• **GIVEN INSTRUCTION**
Only the lines from the one containing "Reproduce this chart with Plotly." down to the one containing "r_squared = 0.998" should be printed, exactly as they stand, ends included.

===== DATASET RECORDS =====

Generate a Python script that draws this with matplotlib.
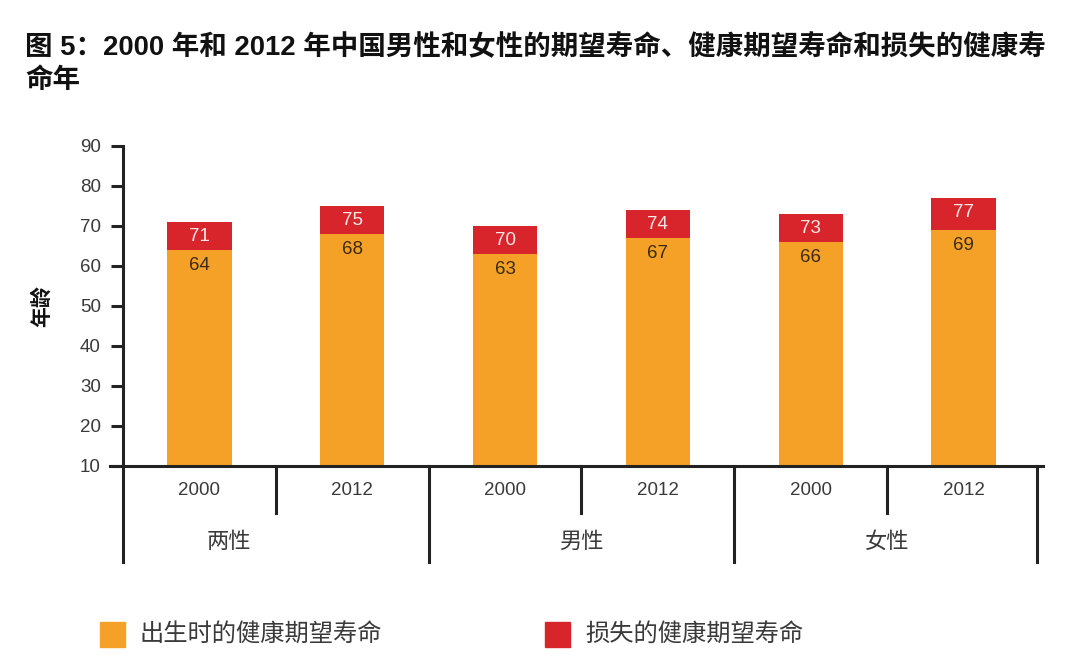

=====
===== DATASET RECORDS =====

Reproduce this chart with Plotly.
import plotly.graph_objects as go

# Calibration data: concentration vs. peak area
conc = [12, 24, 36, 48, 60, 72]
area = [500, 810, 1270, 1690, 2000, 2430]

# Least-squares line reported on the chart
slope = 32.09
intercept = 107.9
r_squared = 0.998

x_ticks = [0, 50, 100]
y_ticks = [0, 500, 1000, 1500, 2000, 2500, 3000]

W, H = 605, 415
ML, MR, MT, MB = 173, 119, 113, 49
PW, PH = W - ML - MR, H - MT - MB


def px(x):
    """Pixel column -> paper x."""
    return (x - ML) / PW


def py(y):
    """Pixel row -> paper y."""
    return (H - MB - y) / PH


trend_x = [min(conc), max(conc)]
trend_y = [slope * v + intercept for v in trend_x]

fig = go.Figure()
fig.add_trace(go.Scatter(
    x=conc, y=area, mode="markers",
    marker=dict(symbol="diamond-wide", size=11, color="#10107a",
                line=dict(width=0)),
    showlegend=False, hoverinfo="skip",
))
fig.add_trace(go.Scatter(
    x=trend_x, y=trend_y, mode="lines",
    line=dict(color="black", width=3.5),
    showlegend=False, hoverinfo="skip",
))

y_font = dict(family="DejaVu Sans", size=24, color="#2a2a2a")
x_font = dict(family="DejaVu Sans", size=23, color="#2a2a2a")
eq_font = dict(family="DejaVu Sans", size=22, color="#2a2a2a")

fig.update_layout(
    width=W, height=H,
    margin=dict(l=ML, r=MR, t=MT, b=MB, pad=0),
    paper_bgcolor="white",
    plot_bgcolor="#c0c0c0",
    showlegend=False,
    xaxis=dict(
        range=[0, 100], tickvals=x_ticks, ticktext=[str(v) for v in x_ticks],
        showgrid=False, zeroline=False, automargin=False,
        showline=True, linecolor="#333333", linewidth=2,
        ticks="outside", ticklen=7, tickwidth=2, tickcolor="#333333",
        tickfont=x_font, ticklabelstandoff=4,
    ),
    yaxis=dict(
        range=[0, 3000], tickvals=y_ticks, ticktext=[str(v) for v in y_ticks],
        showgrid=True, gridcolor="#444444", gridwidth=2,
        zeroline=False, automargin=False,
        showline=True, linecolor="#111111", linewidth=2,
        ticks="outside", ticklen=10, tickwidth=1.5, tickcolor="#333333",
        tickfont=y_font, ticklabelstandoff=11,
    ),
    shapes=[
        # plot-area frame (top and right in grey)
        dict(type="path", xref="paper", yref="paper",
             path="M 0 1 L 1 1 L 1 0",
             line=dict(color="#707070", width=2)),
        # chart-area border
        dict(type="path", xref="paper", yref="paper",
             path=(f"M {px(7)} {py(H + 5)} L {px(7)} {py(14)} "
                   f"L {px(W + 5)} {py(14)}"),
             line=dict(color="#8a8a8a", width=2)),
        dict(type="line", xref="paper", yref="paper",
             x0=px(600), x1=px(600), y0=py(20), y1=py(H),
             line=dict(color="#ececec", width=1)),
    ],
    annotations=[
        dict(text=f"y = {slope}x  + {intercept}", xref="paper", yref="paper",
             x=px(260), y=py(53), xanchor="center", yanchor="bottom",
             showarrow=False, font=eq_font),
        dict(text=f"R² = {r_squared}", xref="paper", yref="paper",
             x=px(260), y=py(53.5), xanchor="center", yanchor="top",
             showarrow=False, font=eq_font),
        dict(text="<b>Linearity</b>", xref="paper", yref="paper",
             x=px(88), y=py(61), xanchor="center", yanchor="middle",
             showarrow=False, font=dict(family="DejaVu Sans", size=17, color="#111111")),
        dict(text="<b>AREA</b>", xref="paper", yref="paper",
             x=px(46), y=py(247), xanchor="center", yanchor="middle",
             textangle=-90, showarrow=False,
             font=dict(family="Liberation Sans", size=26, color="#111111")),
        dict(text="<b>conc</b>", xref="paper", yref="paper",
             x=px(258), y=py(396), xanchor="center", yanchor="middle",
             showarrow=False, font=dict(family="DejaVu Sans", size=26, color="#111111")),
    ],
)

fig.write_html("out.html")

=====

• **EXERCISE SOLUTION**
Reproduce this chart with Plotly.
import plotly.graph_objects as go

# Calibration data: concentration vs. peak area
conc = [12, 24, 36, 48, 60, 72]
area = [500, 810, 1270, 1690, 2000, 2430]

# Least-squares line reported on the chart
slope = 32.09
intercept = 107.9
r_squared = 0.998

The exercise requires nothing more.